5. (durch Bewegungen der Hand auf einem Musikinstrument) zum Erklingen bringen:
einen Akkord [auf der Gitarre, auf dem Klavier] greifen;
ihre Hand ist gerade groß genug, um eine Oktave zu greifen (zu umspannen).
6. (besonders Technik) fest aufliegen, einrasten o. Ä., sodass ein bestimmter Vorgang richtig vonstattengeht; genügend Reibungswiderstand haben:
auf dem vereisten Boden griffen die Räder nicht;
das Zahnrad greift nicht mehr richtig;
wobei auf dem feuchten Papier die Bleistifte nicht mehr recht griffen (Handke, Niemandsbucht 817).
7. Wirkung zeigen:
diese Methoden greifen nicht mehr;
wenn die Umstellung der forstlichen Wirtschaftsweise hin zu einem naturnahen Waldbestand erst einmal greift (natur 10, 1995, 36);
Chronische Verdauungsprobleme, Hauterkrankungen, Allergien oder Rückenschmerzen … seien »eine Domäne der Naturheilverfahren.
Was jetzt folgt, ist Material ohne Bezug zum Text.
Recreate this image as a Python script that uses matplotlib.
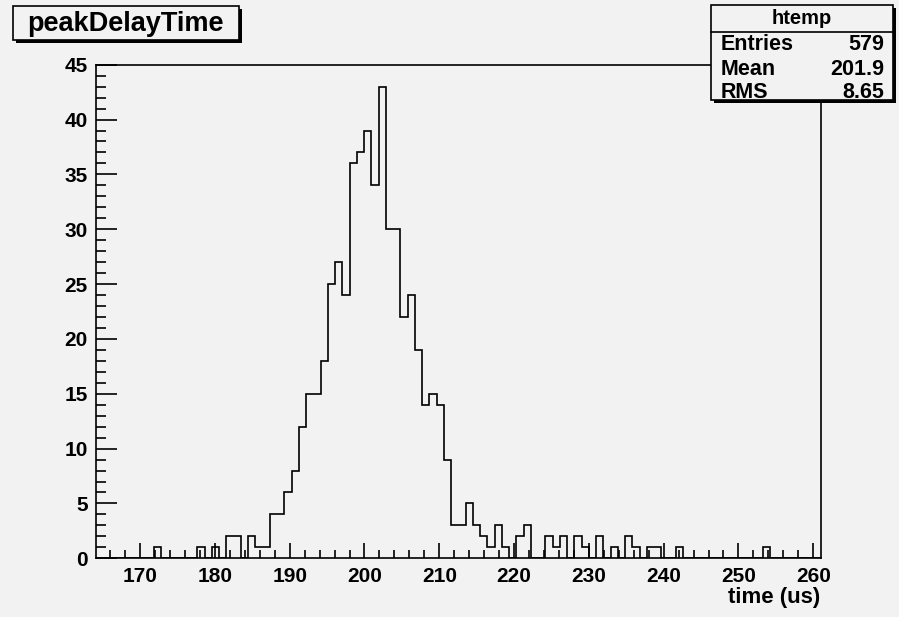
import numpy as np
import matplotlib
matplotlib.use('Agg')
import matplotlib.pyplot as plt
from matplotlib.patches import Rectangle
from matplotlib.ticker import MultipleLocator

plt.rcParams['font.family'] = ['Liberation Sans', 'DejaVu Sans']
plt.rcParams['font.weight'] = 'bold'

# histogram htemp: 100 bins
x_min, x_max = 164.1, 261.0
n_bins = 100
# non-empty bins (bin index -> entries)
filled_bins = [8, 14, 16, 18, 19, 21, 22, 23, 24, 25, 26, 27, 28, 29, 30, 31, 32, 33,
               34, 35, 36, 37, 38, 39, 40, 41, 42, 43, 44, 45, 46, 47, 48, 49, 50, 51,
               52, 53, 54, 55, 56, 58, 59, 62, 63, 64, 66, 67, 69, 71, 73, 74, 76, 77,
               80, 92]
filled_counts = [1, 1, 1, 2, 2, 2, 1, 1, 4, 4, 6, 8, 12, 15, 15, 18, 25, 27,
                 24, 36, 37, 39, 34, 43, 30, 30, 22, 24, 19, 14, 15, 14, 9, 3, 3, 5,
                 3, 2, 1, 3, 1, 2, 3, 2, 1, 2, 2, 1, 2, 1, 2, 1, 1, 1,
                 1, 1]

title = 'peakDelayTime'
x_label = 'time (us)'
stats_name = 'htemp'
stats_rows = [('Entries', '579'), ('Mean', '201.9'), ('RMS', '8.65')]

counts = np.zeros(n_bins)
counts[filled_bins] = filled_counts
edges = np.linspace(x_min, x_max, n_bins + 1)

W, H = 899, 617
bg = '#f2f2f2'
fig = plt.figure(figsize=(W / 100, H / 100), dpi=100, facecolor=bg)
ax = fig.add_axes([96 / W, 1 - 558.3 / H, (820.7 - 96) / W, (558.3 - 64.7) / H])
ax.set_facecolor(bg)

ax.stairs(counts, edges, color='black', linewidth=1.2, baseline=0)
ax.set_xlim(x_min, x_max)
ax.set_ylim(0, 45)

ax.xaxis.set_major_locator(MultipleLocator(10))
ax.xaxis.set_minor_locator(MultipleLocator(2))
ax.yaxis.set_major_locator(MultipleLocator(5))
ax.yaxis.set_minor_locator(MultipleLocator(1))
ax.tick_params(axis='x', which='major', direction='in', length=11, width=1.2, labelsize=15, pad=6)
ax.tick_params(axis='x', which='minor', direction='in', length=5.5, width=1.2)
ax.tick_params(axis='y', which='major', direction='in', length=15, width=1.2, labelsize=15, pad=6)
ax.tick_params(axis='y', which='minor', direction='in', length=7.5, width=1.2)
for lab in ax.get_xticklabels() + ax.get_yticklabels():
    lab.set_fontweight('bold')
for side in ['top', 'right', 'bottom', 'left']:
    ax.spines[side].set_linewidth(1.2)

fig.text(820 / W, 1 - 598 / H, x_label, ha='right', va='center', fontsize=16, fontweight='bold')


def px_box(x0, y0, x1, y1):
    # shadow then box, coordinates in pixels from top left
    shadow = Rectangle(((x0 + 3) / W, 1 - (y1 + 3) / H), (x1 - x0) / W, (y1 - y0) / H,
                       transform=fig.transFigure, facecolor='black', edgecolor='black', lw=0)
    box = Rectangle((x0 / W, 1 - y1 / H), (x1 - x0) / W, (y1 - y0) / H,
                    transform=fig.transFigure, facecolor=bg, edgecolor='black', lw=1.2)
    fig.patches.extend([shadow, box])


# title box
px_box(13, 6, 239, 40)
fig.text(125 / W, 1 - 24 / H, title, ha='center', va='center', fontsize=19.5, fontweight='bold')

# stats box
px_box(711, 5, 893, 100)
fig.add_artist(plt.Line2D([711 / W, 893 / W], [1 - 31.5 / H, 1 - 31.5 / H],
                          transform=fig.transFigure, color='black', lw=1.2))
fig.text(802 / W, 1 - 18 / H, stats_name, ha='center', va='center', fontsize=14.5, fontweight='bold')
row_y = [45, 69.5, 93]
for (name, val), yy in zip(stats_rows, row_y):
    fig.text(721 / W, 1 - yy / H, name, ha='left', va='center', fontsize=15.5, fontweight='bold')
    fig.text(884 / W, 1 - yy / H, val, ha='right', va='center', fontsize=15.5, fontweight='bold')

fig.savefig('out.png', dpi=100, facecolor=bg)
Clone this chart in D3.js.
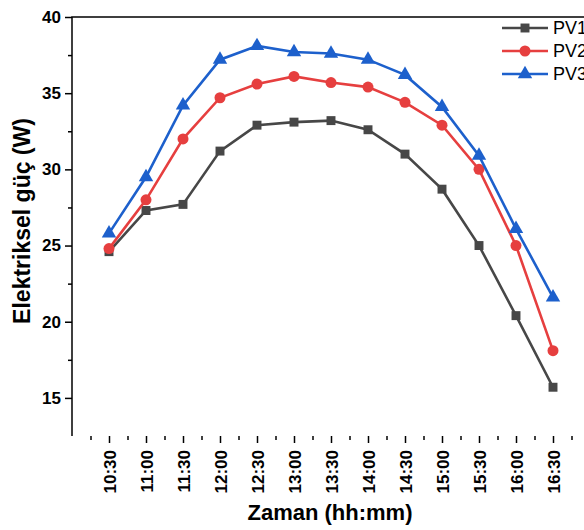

Die greifen oft besser als die Schulmedizin« (Woche 4. 4.97, 22).
8. schätzen, veranschlagen:
diese Zahl ist sehr, ist zu niedrig gegriffen;
das Auto ist hoch gegriffen noch 2000 Euro wert;
Ü die Parallele ist keineswegs zu hoch gegriffen (nicht übertrieben; keineswegs abwegig).